#### REQUIRED TASK
Nothing after the line with "const yTicks = [5.0,5.5,6.0,6.5,7.0,7.5,8.0,8.5,9.0];" belongs in the copy; extract the lines below from the top through that line, pictures left out.

#### DATASET EXCERPT
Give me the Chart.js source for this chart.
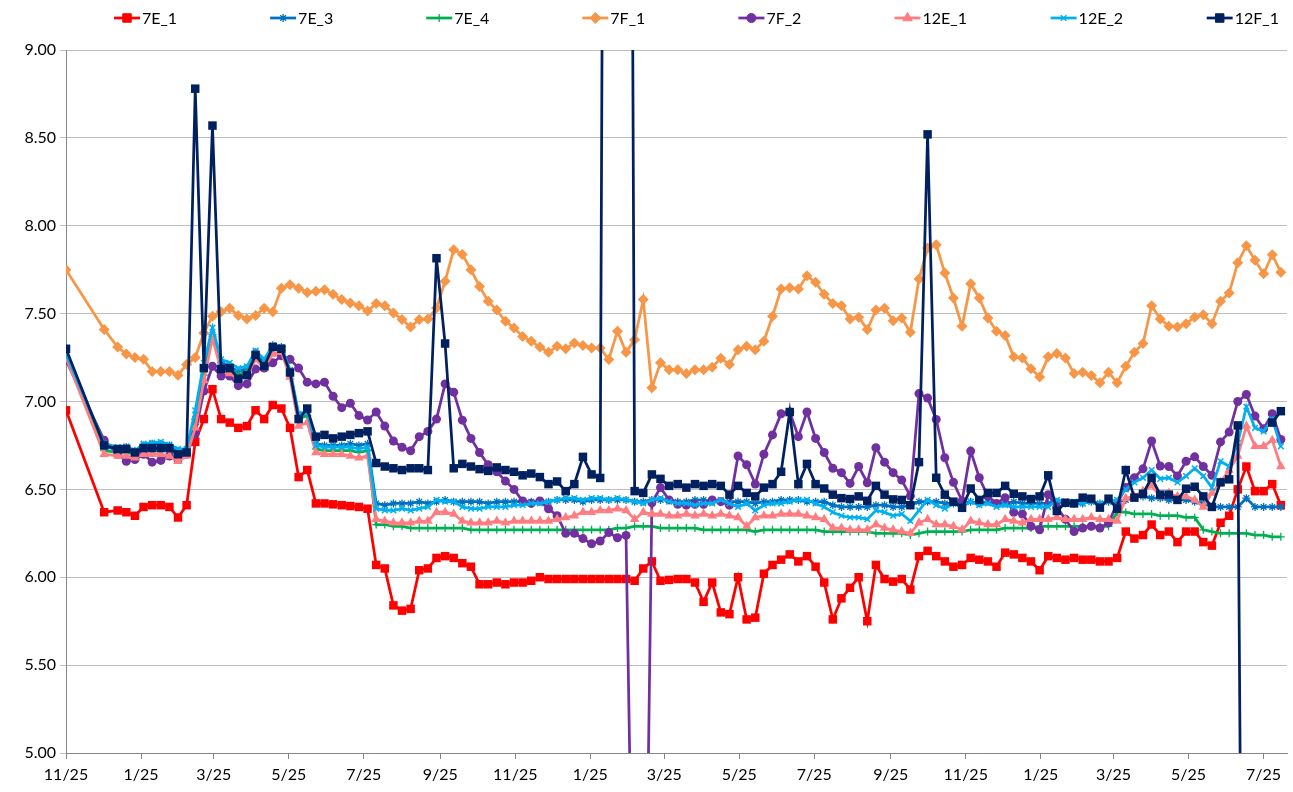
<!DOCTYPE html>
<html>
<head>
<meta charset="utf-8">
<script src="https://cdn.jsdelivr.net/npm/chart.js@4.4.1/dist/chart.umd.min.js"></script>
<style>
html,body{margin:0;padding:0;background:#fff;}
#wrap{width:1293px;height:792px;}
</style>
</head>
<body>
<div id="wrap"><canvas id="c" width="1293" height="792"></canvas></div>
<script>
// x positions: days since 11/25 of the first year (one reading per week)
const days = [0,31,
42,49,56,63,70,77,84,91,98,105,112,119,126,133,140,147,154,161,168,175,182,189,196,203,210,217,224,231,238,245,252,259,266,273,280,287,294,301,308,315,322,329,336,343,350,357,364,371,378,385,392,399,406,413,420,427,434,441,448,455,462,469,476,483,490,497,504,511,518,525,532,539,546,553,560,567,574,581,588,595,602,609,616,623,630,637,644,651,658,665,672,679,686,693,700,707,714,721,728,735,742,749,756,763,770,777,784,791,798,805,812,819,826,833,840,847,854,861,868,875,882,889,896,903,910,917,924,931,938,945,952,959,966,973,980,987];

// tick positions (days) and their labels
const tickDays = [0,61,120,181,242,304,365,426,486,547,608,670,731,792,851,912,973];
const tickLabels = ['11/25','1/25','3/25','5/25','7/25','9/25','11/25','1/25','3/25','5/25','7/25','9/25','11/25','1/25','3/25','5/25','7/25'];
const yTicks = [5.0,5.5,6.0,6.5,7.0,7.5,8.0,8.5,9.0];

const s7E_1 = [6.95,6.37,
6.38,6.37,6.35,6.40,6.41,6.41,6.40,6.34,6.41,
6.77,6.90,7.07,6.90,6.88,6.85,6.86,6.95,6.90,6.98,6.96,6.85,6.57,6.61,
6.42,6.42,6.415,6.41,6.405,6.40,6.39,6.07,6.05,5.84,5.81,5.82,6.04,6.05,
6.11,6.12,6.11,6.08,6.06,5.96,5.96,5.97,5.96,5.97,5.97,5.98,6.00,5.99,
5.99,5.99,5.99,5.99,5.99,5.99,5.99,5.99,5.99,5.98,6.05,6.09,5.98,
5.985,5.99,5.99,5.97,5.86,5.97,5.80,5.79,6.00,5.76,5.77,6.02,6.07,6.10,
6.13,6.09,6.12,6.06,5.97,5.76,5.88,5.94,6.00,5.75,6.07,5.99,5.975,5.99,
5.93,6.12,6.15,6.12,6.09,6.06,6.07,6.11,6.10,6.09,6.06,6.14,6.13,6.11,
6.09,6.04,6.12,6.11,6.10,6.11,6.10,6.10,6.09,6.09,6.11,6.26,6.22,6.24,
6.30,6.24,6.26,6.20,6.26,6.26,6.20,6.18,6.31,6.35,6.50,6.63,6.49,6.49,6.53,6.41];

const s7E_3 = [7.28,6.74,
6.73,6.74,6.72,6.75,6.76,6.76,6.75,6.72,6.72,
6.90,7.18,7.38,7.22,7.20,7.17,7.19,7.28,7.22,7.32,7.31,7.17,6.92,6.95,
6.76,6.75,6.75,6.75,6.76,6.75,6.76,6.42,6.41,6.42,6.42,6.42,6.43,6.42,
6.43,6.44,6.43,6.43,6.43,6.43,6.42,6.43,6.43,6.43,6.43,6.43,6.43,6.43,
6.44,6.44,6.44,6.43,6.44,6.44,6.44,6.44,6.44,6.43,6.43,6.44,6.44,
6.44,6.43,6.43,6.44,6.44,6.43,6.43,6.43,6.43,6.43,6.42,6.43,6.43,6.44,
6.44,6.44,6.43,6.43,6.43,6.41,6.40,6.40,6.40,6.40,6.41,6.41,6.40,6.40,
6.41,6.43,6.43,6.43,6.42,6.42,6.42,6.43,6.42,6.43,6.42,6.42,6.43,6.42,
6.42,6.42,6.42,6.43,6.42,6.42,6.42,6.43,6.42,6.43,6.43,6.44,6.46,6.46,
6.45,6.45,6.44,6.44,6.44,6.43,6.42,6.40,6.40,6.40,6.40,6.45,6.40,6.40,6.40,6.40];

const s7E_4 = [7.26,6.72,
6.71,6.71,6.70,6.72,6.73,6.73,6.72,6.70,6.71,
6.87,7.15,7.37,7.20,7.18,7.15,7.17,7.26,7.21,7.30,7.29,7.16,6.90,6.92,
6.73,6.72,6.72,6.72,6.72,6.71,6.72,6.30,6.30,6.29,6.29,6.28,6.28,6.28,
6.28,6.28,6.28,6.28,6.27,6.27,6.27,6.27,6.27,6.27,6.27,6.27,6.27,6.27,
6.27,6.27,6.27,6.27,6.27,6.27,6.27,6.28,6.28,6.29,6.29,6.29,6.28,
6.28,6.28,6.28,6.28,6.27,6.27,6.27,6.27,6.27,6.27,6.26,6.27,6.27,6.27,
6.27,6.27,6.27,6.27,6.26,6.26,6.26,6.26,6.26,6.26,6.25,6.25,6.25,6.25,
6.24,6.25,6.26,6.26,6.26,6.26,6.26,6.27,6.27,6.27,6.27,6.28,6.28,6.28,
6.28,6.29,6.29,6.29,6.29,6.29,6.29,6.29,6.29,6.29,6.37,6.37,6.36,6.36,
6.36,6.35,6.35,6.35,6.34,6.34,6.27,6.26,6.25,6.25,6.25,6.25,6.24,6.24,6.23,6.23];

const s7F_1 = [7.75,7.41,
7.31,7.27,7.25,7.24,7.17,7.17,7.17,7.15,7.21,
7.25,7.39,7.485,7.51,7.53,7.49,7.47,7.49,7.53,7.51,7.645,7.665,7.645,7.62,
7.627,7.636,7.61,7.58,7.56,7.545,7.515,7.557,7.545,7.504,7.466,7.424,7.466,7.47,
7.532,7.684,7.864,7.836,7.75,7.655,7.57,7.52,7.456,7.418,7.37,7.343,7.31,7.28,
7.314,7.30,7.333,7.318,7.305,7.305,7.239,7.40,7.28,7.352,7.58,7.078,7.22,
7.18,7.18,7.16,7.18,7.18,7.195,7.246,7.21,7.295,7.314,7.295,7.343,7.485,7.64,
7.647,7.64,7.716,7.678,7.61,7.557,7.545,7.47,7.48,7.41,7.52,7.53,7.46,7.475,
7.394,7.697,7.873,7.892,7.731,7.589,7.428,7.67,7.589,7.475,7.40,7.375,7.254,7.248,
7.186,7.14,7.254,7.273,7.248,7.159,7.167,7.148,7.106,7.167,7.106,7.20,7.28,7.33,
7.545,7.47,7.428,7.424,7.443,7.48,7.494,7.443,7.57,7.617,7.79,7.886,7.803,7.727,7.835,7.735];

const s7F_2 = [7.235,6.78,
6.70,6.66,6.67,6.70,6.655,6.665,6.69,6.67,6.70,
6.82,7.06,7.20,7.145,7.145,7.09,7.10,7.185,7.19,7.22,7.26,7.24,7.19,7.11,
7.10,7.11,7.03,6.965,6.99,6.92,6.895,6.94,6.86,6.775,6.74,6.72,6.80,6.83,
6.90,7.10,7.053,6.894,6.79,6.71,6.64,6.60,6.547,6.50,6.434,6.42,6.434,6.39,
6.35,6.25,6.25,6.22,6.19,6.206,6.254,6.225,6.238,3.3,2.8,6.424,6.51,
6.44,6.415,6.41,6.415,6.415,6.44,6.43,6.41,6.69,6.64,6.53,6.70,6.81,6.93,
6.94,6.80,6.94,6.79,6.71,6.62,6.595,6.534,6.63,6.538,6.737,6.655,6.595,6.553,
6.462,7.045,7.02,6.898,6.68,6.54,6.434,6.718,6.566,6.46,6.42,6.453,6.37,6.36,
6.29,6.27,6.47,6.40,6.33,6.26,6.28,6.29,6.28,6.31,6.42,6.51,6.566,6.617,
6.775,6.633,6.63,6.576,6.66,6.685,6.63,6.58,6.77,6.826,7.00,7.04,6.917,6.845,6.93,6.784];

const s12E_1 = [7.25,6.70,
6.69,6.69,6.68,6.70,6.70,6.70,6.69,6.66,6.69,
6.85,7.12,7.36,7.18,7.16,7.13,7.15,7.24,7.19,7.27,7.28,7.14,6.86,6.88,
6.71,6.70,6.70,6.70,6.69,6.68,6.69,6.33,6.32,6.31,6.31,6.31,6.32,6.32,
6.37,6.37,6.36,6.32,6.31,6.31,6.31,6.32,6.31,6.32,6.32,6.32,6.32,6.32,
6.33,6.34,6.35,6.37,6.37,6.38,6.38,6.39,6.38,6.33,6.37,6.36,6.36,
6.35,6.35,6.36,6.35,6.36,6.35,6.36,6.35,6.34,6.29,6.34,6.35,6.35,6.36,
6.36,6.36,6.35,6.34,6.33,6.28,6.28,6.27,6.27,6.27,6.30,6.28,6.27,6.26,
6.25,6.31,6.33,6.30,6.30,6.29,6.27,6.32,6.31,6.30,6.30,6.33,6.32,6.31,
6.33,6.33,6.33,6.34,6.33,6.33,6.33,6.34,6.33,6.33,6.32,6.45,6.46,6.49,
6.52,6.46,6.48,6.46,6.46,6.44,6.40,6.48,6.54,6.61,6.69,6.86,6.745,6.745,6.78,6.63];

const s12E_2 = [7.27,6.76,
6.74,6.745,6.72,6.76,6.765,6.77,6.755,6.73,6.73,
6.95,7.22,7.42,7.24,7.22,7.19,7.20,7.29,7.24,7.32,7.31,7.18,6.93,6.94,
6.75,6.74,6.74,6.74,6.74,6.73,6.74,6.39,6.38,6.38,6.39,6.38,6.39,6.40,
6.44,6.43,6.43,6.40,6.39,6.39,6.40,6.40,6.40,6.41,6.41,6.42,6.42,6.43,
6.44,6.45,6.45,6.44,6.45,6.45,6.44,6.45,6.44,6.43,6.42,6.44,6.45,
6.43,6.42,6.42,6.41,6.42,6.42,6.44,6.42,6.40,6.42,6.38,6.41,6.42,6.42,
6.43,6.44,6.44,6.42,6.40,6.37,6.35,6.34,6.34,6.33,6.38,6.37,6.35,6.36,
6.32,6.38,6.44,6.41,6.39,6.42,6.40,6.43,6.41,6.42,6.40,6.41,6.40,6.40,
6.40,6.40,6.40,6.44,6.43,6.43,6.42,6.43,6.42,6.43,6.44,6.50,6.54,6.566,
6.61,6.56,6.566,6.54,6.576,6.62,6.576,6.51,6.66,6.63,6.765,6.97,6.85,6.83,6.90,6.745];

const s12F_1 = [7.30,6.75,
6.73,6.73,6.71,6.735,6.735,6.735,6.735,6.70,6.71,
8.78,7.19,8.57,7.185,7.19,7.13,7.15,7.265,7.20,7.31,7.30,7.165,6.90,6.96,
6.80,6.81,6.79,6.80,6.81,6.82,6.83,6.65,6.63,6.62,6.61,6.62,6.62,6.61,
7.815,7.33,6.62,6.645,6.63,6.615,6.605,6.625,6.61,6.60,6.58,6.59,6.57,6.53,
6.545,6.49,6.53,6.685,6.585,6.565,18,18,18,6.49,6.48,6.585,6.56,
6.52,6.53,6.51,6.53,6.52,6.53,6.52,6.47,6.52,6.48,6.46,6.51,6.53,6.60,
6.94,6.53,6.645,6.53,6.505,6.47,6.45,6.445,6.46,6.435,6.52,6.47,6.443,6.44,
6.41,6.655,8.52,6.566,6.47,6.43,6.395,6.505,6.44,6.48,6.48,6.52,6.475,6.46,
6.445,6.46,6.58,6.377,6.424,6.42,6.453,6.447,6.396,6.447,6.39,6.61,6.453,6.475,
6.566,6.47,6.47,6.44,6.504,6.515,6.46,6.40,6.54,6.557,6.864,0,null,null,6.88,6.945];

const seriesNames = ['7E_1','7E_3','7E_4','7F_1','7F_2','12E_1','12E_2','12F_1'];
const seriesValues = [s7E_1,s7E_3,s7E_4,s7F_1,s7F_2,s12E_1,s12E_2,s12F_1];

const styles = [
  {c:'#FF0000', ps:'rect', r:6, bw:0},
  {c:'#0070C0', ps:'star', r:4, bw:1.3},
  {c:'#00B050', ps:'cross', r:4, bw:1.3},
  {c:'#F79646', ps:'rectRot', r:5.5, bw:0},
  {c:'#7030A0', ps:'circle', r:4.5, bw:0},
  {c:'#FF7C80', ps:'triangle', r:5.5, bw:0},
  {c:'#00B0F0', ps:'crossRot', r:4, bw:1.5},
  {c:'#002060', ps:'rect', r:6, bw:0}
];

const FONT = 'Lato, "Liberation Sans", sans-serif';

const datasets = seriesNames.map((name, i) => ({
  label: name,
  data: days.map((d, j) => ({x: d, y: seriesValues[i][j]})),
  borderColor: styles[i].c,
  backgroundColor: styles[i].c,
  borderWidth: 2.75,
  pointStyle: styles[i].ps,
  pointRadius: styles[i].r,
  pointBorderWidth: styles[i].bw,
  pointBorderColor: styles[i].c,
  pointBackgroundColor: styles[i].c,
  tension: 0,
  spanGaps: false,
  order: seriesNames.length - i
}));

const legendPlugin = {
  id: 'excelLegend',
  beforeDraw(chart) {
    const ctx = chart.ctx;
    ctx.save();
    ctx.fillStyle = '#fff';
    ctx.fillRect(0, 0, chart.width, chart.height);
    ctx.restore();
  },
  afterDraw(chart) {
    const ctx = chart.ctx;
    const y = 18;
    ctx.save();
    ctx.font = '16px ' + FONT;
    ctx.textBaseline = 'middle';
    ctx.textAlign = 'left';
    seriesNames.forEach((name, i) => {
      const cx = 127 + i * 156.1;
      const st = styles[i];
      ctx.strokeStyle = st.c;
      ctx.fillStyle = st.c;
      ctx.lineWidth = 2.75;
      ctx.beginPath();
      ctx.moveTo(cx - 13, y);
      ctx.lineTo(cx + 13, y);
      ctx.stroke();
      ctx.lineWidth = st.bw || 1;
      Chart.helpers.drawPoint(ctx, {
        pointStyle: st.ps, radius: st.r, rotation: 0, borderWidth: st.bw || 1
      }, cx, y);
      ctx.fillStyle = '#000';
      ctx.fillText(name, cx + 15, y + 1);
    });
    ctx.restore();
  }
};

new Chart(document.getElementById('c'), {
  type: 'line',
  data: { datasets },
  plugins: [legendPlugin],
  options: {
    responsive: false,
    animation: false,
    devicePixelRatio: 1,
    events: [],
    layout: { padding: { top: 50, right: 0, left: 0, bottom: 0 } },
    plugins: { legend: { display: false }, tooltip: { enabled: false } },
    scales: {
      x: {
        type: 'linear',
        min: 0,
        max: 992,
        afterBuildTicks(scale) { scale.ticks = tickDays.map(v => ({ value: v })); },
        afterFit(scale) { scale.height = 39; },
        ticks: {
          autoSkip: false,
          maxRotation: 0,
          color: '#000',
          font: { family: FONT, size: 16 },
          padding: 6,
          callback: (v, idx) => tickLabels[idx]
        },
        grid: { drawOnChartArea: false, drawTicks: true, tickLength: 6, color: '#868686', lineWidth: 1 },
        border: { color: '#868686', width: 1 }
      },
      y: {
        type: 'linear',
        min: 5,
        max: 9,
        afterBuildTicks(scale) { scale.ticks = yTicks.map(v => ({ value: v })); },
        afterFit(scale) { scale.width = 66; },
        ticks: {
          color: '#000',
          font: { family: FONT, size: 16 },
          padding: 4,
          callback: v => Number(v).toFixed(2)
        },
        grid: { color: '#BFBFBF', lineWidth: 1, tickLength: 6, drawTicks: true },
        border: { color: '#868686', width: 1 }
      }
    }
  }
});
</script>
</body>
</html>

#### RESULT BELOW
Give me the Chart.js source for this chart.
<!DOCTYPE html>
<html>
<head>
<meta charset="utf-8">
<script src="https://cdn.jsdelivr.net/npm/chart.js@4.4.1/dist/chart.umd.min.js"></script>
<style>
html,body{margin:0;padding:0;background:#fff;}
#wrap{width:1293px;height:792px;}
</style>
</head>
<body>
<div id="wrap"><canvas id="c" width="1293" height="792"></canvas></div>
<script>
// x positions: days since 11/25 of the first year (one reading per week)
const days = [0,31,
42,49,56,63,70,77,84,91,98,105,112,119,126,133,140,147,154,161,168,175,182,189,196,203,210,217,224,231,238,245,252,259,266,273,280,287,294,301,308,315,322,329,336,343,350,357,364,371,378,385,392,399,406,413,420,427,434,441,448,455,462,469,476,483,490,497,504,511,518,525,532,539,546,553,560,567,574,581,588,595,602,609,616,623,630,637,644,651,658,665,672,679,686,693,700,707,714,721,728,735,742,749,756,763,770,777,784,791,798,805,812,819,826,833,840,847,854,861,868,875,882,889,896,903,910,917,924,931,938,945,952,959,966,973,980,987];

// tick positions (days) and their labels
const tickDays = [0,61,120,181,242,304,365,426,486,547,608,670,731,792,851,912,973];
const tickLabels = ['11/25','1/25','3/25','5/25','7/25','9/25','11/25','1/25','3/25','5/25','7/25','9/25','11/25','1/25','3/25','5/25','7/25'];
const yTicks = [5.0,5.5,6.0,6.5,7.0,7.5,8.0,8.5,9.0];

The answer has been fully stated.